Well, yeah, that was one of them. Fortunately, that one didn’t cause me too many problems. When they closed the ramp from 161 westbound to 270 was more of a problem. “Let’s detour them three miles in the wrong direction because that just makes so much sense.” I just dropped down to Tuttle Crossing instead.
But for unnecessary, I was referring to the new ones over on Hamilton Road between 62 and Dublin-Granville. The north end of that stretch is so changed that I didn’t recognize it the last time I was there.
(Just for the record, the roundabouts I drove through in Indiana were fine. Except for the one where to stay on the same road, you have to make what amounts to a sharp left. Miss it and you’re on the highway with no easy way back.)
I work over by the Hamilton road one. I think eventually it will become uber-necessary, as more of that area is developed. New Albany went with roundabouts and it’s working out well. And the double roundabout by my subdivision isn’t nearly as annoying as we thought it would be. But I was used to them, since we had several in campus at MSU.
I’m still too chicken to use the Riverside/161 intersection, though.
Carmel just celebrated their 100th new roundabout in November and expect to have 130 by the end of 2017.
95% of them are well thought out time saving devices. A couple of them are drink addled nightmarish dribblings of an insane mind.
And just a few miles away they went for Michigan lefts instead, and it works surprisingly well as well. It’s the overpasses that go on the wrong side of the road I’m looking forward to. We’re working on one on 69 just south of me.
I think they are still working on signage. The closest one to home base they’ve redone the lines on teh road at least twice and the signs three times.
Oh, that looks horrible. I had to Google it. Is there a light, or do you just have to pray for a gap in traffic, so you can cross a few lanes of traffic while u-turning? It seems like trying to cross & u-turn at the same time, and doing so adjacent to a red light, where traffic will back up, would not be a wonderful solution.
It actually works pretty well, not as well as in Michigan, because they are all over there.
OMG those would never work in California.
We’ve actually got something similar to that in New Zealand and it works a lot better than before it was put in.
On our main highway heading north, there’s a 4 way junction with a small town on the left, and a really minor tiny road to the right.

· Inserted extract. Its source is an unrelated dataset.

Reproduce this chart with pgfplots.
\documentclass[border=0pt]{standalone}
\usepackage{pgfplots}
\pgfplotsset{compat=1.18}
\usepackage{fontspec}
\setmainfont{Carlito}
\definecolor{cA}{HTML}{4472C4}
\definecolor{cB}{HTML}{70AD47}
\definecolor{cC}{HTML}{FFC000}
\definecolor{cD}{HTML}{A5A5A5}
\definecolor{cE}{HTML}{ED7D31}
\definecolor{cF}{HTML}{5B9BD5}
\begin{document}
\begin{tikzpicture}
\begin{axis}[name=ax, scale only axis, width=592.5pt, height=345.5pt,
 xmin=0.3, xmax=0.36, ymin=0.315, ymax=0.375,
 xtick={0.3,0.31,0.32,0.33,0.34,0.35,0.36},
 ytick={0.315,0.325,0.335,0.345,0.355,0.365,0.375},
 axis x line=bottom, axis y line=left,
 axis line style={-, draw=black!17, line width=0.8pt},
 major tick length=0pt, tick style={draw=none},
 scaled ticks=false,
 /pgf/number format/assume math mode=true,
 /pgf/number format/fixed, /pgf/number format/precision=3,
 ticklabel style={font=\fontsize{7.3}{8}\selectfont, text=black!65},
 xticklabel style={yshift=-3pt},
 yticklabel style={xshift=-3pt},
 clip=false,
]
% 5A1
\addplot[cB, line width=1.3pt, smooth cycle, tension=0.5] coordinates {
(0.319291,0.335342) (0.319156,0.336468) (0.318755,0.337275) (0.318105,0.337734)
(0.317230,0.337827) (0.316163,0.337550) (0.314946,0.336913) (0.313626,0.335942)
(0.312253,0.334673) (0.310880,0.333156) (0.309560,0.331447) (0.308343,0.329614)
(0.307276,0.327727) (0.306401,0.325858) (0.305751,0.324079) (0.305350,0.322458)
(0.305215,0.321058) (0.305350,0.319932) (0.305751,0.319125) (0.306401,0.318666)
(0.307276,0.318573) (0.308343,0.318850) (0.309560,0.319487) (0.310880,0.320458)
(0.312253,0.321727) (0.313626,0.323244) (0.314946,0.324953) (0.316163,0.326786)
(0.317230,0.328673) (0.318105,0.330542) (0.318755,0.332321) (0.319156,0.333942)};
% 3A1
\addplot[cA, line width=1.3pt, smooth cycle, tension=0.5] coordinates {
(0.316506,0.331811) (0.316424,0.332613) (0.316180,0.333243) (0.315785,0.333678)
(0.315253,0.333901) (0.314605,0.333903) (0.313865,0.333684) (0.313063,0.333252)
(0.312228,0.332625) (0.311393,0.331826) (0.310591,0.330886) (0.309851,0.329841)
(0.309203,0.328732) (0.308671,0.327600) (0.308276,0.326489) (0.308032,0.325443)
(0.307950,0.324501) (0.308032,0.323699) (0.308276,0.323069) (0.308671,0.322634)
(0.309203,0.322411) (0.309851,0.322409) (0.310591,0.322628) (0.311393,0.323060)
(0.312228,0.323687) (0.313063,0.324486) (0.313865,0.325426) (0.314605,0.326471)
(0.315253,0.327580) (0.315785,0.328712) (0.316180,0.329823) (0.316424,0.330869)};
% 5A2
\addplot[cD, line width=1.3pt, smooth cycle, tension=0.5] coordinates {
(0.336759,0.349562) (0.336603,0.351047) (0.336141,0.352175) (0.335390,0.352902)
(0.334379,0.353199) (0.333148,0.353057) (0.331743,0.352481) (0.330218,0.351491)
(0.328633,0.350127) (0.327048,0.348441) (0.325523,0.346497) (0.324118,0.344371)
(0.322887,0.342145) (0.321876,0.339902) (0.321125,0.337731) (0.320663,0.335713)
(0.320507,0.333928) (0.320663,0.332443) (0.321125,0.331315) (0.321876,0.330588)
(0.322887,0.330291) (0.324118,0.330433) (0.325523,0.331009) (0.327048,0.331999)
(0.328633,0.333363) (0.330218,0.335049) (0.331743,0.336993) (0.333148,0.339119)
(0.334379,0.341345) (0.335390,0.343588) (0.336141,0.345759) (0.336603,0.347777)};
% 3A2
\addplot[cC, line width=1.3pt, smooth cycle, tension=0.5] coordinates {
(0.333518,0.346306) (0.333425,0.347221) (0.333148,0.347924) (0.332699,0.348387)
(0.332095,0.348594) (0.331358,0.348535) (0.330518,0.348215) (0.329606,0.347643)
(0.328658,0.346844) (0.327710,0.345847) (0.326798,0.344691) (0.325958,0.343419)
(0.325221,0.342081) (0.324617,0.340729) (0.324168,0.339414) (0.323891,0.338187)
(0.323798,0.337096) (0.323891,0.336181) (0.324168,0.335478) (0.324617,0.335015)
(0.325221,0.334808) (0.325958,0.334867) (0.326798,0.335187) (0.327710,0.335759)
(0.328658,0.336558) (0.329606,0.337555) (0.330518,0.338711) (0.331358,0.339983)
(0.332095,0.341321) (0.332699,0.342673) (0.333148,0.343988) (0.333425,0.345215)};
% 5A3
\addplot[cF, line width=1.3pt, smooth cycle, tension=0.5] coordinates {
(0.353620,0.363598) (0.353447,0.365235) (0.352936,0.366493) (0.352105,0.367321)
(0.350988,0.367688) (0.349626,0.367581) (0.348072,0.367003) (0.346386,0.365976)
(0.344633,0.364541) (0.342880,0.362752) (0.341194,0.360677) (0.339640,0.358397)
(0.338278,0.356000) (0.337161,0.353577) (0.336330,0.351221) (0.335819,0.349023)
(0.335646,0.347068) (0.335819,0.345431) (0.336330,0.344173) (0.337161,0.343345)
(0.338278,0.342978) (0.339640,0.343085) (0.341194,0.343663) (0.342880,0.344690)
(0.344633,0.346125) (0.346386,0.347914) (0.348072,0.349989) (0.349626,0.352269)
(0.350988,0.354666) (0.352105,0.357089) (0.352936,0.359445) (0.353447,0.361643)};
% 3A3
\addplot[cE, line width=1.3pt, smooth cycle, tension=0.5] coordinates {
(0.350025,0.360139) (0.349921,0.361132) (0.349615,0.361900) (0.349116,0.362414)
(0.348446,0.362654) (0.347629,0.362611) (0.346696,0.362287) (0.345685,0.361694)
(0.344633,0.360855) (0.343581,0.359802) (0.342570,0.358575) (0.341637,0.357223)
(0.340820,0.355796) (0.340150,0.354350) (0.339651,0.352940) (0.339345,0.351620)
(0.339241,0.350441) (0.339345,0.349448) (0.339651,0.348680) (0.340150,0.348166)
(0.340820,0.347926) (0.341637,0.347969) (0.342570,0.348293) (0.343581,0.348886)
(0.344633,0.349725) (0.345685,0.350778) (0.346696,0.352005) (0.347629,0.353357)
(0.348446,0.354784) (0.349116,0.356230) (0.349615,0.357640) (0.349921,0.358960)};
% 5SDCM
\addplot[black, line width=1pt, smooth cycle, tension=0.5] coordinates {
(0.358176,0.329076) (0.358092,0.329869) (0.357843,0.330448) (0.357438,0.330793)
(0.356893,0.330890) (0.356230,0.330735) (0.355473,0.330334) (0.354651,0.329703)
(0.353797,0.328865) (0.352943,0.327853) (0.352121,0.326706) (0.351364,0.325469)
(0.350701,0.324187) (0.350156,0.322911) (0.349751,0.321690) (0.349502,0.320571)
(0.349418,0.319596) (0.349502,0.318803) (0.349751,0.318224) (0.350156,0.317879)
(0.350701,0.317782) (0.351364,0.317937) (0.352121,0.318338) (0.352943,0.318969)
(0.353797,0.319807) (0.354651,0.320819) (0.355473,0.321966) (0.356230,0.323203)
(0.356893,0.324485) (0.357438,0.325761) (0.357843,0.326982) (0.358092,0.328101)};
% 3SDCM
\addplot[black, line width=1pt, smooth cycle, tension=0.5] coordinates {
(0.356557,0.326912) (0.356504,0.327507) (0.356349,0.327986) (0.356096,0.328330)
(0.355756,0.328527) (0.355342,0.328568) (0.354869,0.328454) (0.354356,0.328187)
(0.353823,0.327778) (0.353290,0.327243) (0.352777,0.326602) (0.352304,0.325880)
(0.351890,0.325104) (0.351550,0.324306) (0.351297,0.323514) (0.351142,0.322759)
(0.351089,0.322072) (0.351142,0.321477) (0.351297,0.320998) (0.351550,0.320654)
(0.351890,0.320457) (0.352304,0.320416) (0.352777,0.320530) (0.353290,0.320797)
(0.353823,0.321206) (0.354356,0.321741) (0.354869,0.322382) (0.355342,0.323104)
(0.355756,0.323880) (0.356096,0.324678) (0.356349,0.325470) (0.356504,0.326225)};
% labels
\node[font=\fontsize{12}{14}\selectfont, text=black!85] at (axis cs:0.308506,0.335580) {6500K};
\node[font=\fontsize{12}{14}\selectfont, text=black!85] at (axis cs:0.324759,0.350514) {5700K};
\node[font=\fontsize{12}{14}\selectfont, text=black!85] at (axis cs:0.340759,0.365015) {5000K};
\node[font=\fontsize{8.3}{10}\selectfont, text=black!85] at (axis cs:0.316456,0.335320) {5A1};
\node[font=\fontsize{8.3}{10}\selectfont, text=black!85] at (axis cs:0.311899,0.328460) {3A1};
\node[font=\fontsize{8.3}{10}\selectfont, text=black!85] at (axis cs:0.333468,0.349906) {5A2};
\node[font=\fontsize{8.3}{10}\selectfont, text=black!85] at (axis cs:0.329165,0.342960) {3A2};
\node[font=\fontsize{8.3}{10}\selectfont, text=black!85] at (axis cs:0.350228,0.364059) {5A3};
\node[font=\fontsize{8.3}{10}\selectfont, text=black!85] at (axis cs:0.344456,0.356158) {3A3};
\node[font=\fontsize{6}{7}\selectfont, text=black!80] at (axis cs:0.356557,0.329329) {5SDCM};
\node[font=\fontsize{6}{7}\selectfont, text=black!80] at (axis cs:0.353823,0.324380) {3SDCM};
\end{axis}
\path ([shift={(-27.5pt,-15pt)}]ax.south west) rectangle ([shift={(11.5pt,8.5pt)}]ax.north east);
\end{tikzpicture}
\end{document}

Coming from the minor tiny road and turning right or crossing to the small town was extremely difficult because you had to cross two busy (by NZ standards) lanes*. There were a lot of crashes and near misses as people misjudged the speed of traffic, or just got impatient.
The intersection was changed so you can’t turn right or go straight ahead. Instead you turn left, head a couple of hundred metres down the road and do a u-turn into a turning lane.
You only have to cross one lane at a time now and it is a whole lot safer and easier.
* Yes, we have one main highway north, and it is a single lane each way for most of it. Any comments about how “quaint” we are are unwelcome, but also expected
We already have a thread for roundabouts.
They are super-easy (disclaimer: I grew up in Michigan so have driven them my entire life). There is always a light involved - the purpose is to keep traffic from backing up behind someone who is turning left. So if you want to turn left off the bigger road, you go through the light, make your U-turn over to the right hand lane, go back to the original intersection and turn right. To turn left onto the bigger road, you take a right, make your U-turn, and continue straight back through the original intersection on the main road. Busy roads like highways will have lights at the U-turn part as well as at the main intersection. Once you get the hang of it they are no big deal. It’s pretty much like making a left through a divided highway. Only a U-turn.
The Dragonlady’s reply: Remind me never to go to Michigan if I need to make a left turn.
Okay, it doesn’t translate very well from the un-caffeinated.